42. Problems and limitations of artificial neural networks:


a. long training times for deep architectures with very big numbers of neuron layers,
b. hard to verify if neural model behaves correctly for all input vectors,
c. selection of model architecture based on experience and experiments,
d. susceptible to adversarial attacks with usage of noisy data,
e. can generate false data that look trustworthy,
f. quickly degenerate with number of processed data vectors.
VI. Questions related to ensembles of classifiers:

43. Ensembles of classifiers are:


a. created from many base classifiers,
b. using voting to increase probability of correct decision,
c. better when errors made by base classifiers are mutually independent,
d. easier to construct for problems with greater number of considered classes,
e. better when errors made by base classifiers are mutually dependent.

44. Ensembles of classifiers are:


a. easy to parallelize due to distributed nature of set of base classifiers and of processed data,
b. made of base classifiers of single or many types (hybrid, e.g. neural networks and decision
trees),
c. models of groups of humans voting in large decisive bodies like senate,
d. hard to parallelize due to centralized nature of voting,
e. using voting to decrease mutual dependence between base classifiers.

VII. Questions related to peer-to-peer networks:

45. Peer-to-peer can be defined as:


a. theory behind data sharing protocols,
b. a large-scale distributed system that operates without a central server bottleneck,
c. a set of protocols used in systems such as Gnutella, Youtube and BitTorrent,
d. connection between two computers in Internet

46. Select peer-to-peer architectures:


a. client-server (with single central server, e.g. Napster),
b. unstructured (without single entity having global map of the system, e.g. Gnutella),
c. structured (e.g. hypercubes, fat trees, rings, grids, tori; e.g. Kademlia & eMule)
d. hybrid of structured and unstructured (reliable/powerful peers are promoted to
superpeers/trackers; superpeers create layer of servers handling search requests, peers are
unstructured, e.g. Youtube, Google search),
e. butterfly, CCC (cube-connected-cycles)

47. Typical problems existing in peer-to-peer network:


a. high level of churn (peers are randomly joining and leaving the network),
b. discovery of peers (especially when peer joins the network),
c. organizing distributed hash table,
d. providing search efficiency and security (indexing, replication of crucial data),
e. preventing denial of service attacks (obligatory message delays),
f. keeping privacy of peers,
g. possibility of high transfer rates in fat branches of structured networks,
h. processing non-exact queries.

48. Please select examples of peer-to-peer overlay networks:


a. Distributed Naming System (DNS),
b. Network Time Protocol (NTP),
c. BitTorrent network,
d. Blockchain network,
e. Tor onion network,
f. Skype for business
49. Blockchain system is realization of:
a. one openly available single ledger for all parties, produced, replicated and authenticated
collaboratively,
b. openly available separate ledger for each of parties, produced, replicated and
authenticated collaboratively,
c. openly available separate ledger for each of parties, each produced and authenticated by
given party,
d. separate, secret ledger for each of parties, each produced by given party.
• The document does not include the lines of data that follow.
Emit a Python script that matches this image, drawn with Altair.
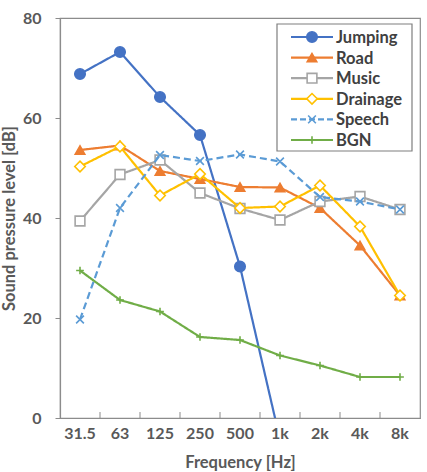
import altair as alt
import pandas as pd

# Octave-band centre frequencies
freqs = ["31.5", "63", "125", "250", "500", "1k", "2k", "4k", "8k"]

# Sound pressure level [dB] per source
jumping = [68.8, 73.2, 64.2, 56.6, 30.3, -4.3]
road = [53.6, 54.5, 49.4, 47.8, 46.2, 46.1, 42.0, 34.5, 24.5]
music = [39.4, 48.7, 51.6, 45.0, 41.9, 39.6, 43.3, 44.3, 41.7]
drainage = [50.3, 54.3, 44.5, 48.8, 42.0, 42.3, 46.5, 38.3, 24.5]
speech = [19.7, 42.0, 52.6, 51.4, 52.7, 51.3, 44.2, 43.3, 41.7]
bgn = [29.5, 23.6, 21.3, 16.2, 15.6, 12.5, 10.5, 8.2, 8.2]

series_names = ["Jumping", "Road", "Music", "Drainage", "Speech", "BGN"]
series_values = [jumping, road, music, drainage, speech, bgn]

X_PATH = "M-1,-1L1,1M-1,1L1,-1"
PLUS_PATH = "M-1,0L1,0M0,-1L0,1"

styles = {
    "Jumping": dict(color="#4472C4", shape="circle", filled=True, fill="#4472C4", size=110, dash=[1, 0]),
    "Road": dict(color="#ED7D31", shape="triangle-up", filled=True, fill="#ED7D31", size=90, dash=[1, 0]),
    "Music": dict(color="#A5A5A5", shape="square", filled=False, fill="white", size=95, dash=[1, 0]),
    "Drainage": dict(color="#FFC000", shape="diamond", filled=False, fill="white", size=110, dash=[1, 0]),
    "Speech": dict(color="#5B9BD5", shape=X_PATH, filled=False, fill=None, size=60, dash=[7, 4]),
    "BGN": dict(color="#70AD47", shape=PLUS_PATH, filled=False, fill=None, size=60, dash=[1, 0]),
}

FONT = "Lato"
LABEL_COLOR = "#595959"
FRAME = "#8c8c8c"

x_enc = alt.X(
    "freq:O",
    sort=freqs,
    bandPosition=0.5,
    scale=alt.Scale(type="band", domain=freqs, paddingInner=0, paddingOuter=0),
    axis=alt.Axis(
        title="Frequency [Hz]",
        labelAngle=0,
        ticks=False,
        tickSize=0,
        labelPadding=7,
        titlePadding=13,
    ),
)
y_enc = alt.Y(
    "value:Q",
    scale=alt.Scale(domain=[0, 80], nice=False),
    axis=alt.Axis(
        title="Sound pressure level [dB]",
        values=[0, 20, 40, 60, 80],
        grid=False,
        tickSize=5,
        labelPadding=14,
        titlePadding=5,
    ),
)


def point_mark(st):
    kw = dict(shape=st["shape"], size=st["size"], stroke=st["color"], strokeWidth=1.6, opacity=1, clip=True)
    if st["filled"]:
        kw.update(filled=True, fill=st["fill"], color=st["color"])
    elif st["fill"] is not None:
        kw.update(filled=False, fill=st["fill"], fillOpacity=1)
    else:
        kw.update(filled=False)
    return alt.MarkDef(type="point", **kw)


layers = []
for name, vals in zip(series_names, series_values):
    st = styles[name]
    df = pd.DataFrame({"freq": freqs[: len(vals)], "value": vals, "series": name})
    layers.append(
        alt.Chart(df)
        .mark_line(color=st["color"], strokeWidth=2.2, strokeDash=st["dash"], clip=True)
        .encode(x=x_enc, y=y_enc)
    )
    layers.append(alt.Chart(df, mark=point_mark(st)).encode(x=x_enc, y=y_enc))

# x-axis tick marks between categories, pointing into the plot
tick_df = pd.DataFrame({"freq": freqs[1:]})
layers.append(
    alt.Chart(tick_df)
    .mark_rule(color=FRAME, strokeWidth=1)
    .encode(
        x=alt.X("freq:O", sort=freqs, bandPosition=0,
                scale=alt.Scale(type="band", domain=freqs, paddingInner=0, paddingOuter=0)),
        y=alt.datum(0),
        y2=alt.datum(1.2),
    )
)

# Legend box
one = pd.DataFrame({"k": [0]})
layers.append(
    alt.Chart(one)
    .mark_rect(fill="white", stroke="#7f7f7f", strokeWidth=1.2)
    .encode(x=alt.value(217), x2=alt.value(352), y=alt.value(6), y2=alt.value(133))
)
for i, name in enumerate(series_names):
    st = styles[name]
    yv = 19 + i * 20.6
    ldf = pd.DataFrame({"series": [name]})
    layers.append(
        alt.Chart(ldf)
        .mark_rule(color=st["color"], strokeWidth=2.2, strokeDash=[6, 3] if name == "Speech" else [1, 0])
        .encode(x=alt.value(231), x2=alt.value(273), y=alt.value(yv))
    )
    layers.append(alt.Chart(ldf, mark=point_mark(st)).encode(x=alt.value(252), y=alt.value(yv)))
    layers.append(
        alt.Chart(ldf)
        .mark_text(align="left", baseline="middle", font=FONT, fontSize=16.5, fontWeight="bold", color="#404040")
        .encode(x=alt.value(276), y=alt.value(yv + 1), text="series:N")
    )

chart = (
    alt.layer(*layers)
    .properties(
        width=360,
        height=400,
        padding={"left": 60, "top": 18, "right": 7, "bottom": 54},
        autosize=alt.AutoSizeParams(type="none"),
        background="white",
    )
    .configure_view(stroke=FRAME, strokeWidth=1.2)
    .configure_axis(
        domainColor=FRAME,
        domainWidth=1.2,
        tickColor=FRAME,
        labelFont=FONT,
        labelFontSize=16,
        labelFontWeight="bold",
        labelColor=LABEL_COLOR,
        titleFont=FONT,
        titleFontSize=16.5,
        titleFontWeight="bold",
        titleColor=LABEL_COLOR,
    )
)

chart.save("out.html", embed_options={"renderer": "svg", "actions": False})
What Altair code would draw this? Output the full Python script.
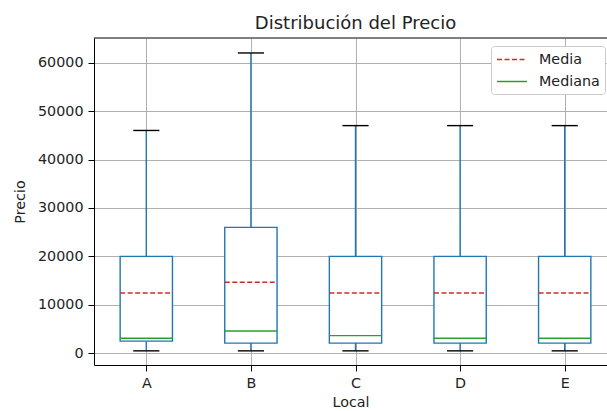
import altair as alt
import pandas as pd

# Summary statistics of price per store
locales = ["A", "B", "C", "D", "E"]
minimo = [500, 500, 500, 500, 500]
q1 = [2500, 2100, 2100, 2100, 2100]
mediana = [3100, 4600, 3650, 3100, 3100]
media = [12450, 14650, 12450, 12450, 12450]
q3 = [20000, 26000, 20000, 20000, 20000]
maximo = [46000, 62000, 47000, 47000, 47000]

FONT = "DejaVu Sans"
BLUE = "#1f77b4"
W, H = 513, 327

stats = pd.DataFrame({
    "local": locales,
    "pos": list(range(1, len(locales) + 1)),
    "minimo": minimo, "q1": q1, "q3": q3, "maximo": maximo,
})

lines = pd.DataFrame({
    "pos": list(range(1, len(locales) + 1)) * 2,
    "serie": ["Media"] * len(locales) + ["Mediana"] * len(locales),
    "valor": media + mediana,
})

x_scale = alt.Scale(domain=[0.5, 0.5 + W / 104.6], nice=False, zero=False)
y_scale = alt.Scale(domain=[-2420, 65090], nice=False, zero=False)

x_axis = alt.Axis(
    values=list(range(1, len(locales) + 1)),
    labelExpr="['A','B','C','D','E'][datum.value - 1]",
    title="Local", grid=True,
)
y_axis = alt.Axis(values=list(range(0, 60001, 10000)), title="Precio",
                  grid=True, format="d")

base = alt.Chart(stats).transform_calculate(
    lo="datum.pos - 0.25", hi="datum.pos + 0.25",
    clo="datum.pos - 0.125", chi="datum.pos + 0.125",
)

whisker = base.mark_rule(color=BLUE, strokeWidth=1.4).encode(
    x=alt.X("pos:Q", scale=x_scale, axis=x_axis),
    y=alt.Y("minimo:Q", scale=y_scale, axis=y_axis),
    y2="maximo:Q",
)

box = base.mark_rect(fill="white", stroke=BLUE, strokeWidth=1.4).encode(
    x="lo:Q", x2="hi:Q", y="q1:Q", y2="q3:Q",
)

cap_lo = base.mark_rule(color="black", strokeWidth=1.4).encode(
    x="clo:Q", x2="chi:Q", y="minimo:Q",
)
cap_hi = base.mark_rule(color="black", strokeWidth=1.4).encode(
    x="clo:Q", x2="chi:Q", y="maximo:Q",
)

legend = alt.Legend(
    title=None, orient="none", legendX=397, legendY=8,
    symbolType="M-2,0H2", symbolSize=225, symbolStrokeWidth=1.4,
    symbolOffset=7.5,
    labelFont=FONT, labelFontSize=14.3, labelColor="#222222",
    labelOffset=18.5, rowPadding=6, padding=5,
    strokeColor="#cccccc", fillColor="white", cornerRadius=3,
)

center = alt.Chart(lines).transform_calculate(
    lo="datum.pos - 0.25", hi="datum.pos + 0.25",
).mark_rule(strokeWidth=1.4).encode(
    x="lo:Q", x2="hi:Q", y="valor:Q",
    color=alt.Color(
        "serie:N",
        scale=alt.Scale(domain=["Media", "Mediana"], range=["#d62728", "#2ca02c"]),
        legend=legend,
    ),
    strokeDash=alt.StrokeDash(
        "serie:N",
        scale=alt.Scale(domain=["Media", "Mediana"], range=[[5, 2.5], [1, 0]]),
        legend=legend,
    ),
)

top_border = alt.Chart(alt.Data(values=[{"k": 0}])).mark_rule(
    color="black", strokeWidth=1
).encode(x=alt.value(0), x2=alt.value(W), y=alt.value(0))

chart = alt.layer(whisker, box, cap_lo, cap_hi, center, top_border).properties(
    width=W, height=H,
    title=alt.TitleParams("Distribución del Precio", font=FONT, fontSize=18,
                          fontWeight="normal", color="#222222", anchor="middle",
                          dx=5, offset=5),
    autosize=alt.AutoSizeParams(type="none"),
    padding={"left": 94, "top": 38, "right": 0, "bottom": 46},
).configure_view(stroke=None).configure_axis(
    labelFont=FONT, labelFontSize=14.3, labelColor="#222222",
    titleFont=FONT, titleFontSize=14.3, titleFontWeight="normal", titleColor="#222222",
    domainColor="black", domainWidth=1, tickColor="black", tickSize=6, tickWidth=1,
    gridColor="#b0b0b0", gridWidth=1, labelPadding=5,
).configure_axisX(titlePadding=5).configure_axisY(titlePadding=10)

chart.save("out.html", embed_options={"renderer": "svg", "actions": False})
50. Please select main properties and costs of blockchain systems:


a. transaction transparency for the cost of high system complexity,
b. anonymity for the cost of low compliance with legal systems,
c. trust for the price of high environmental cost,
d. low cost of transaction for the cost of low speed of transaction,
e. freedom for the cost of low interoperability of blockchain systems,
f. high market value for the cost of low scalability.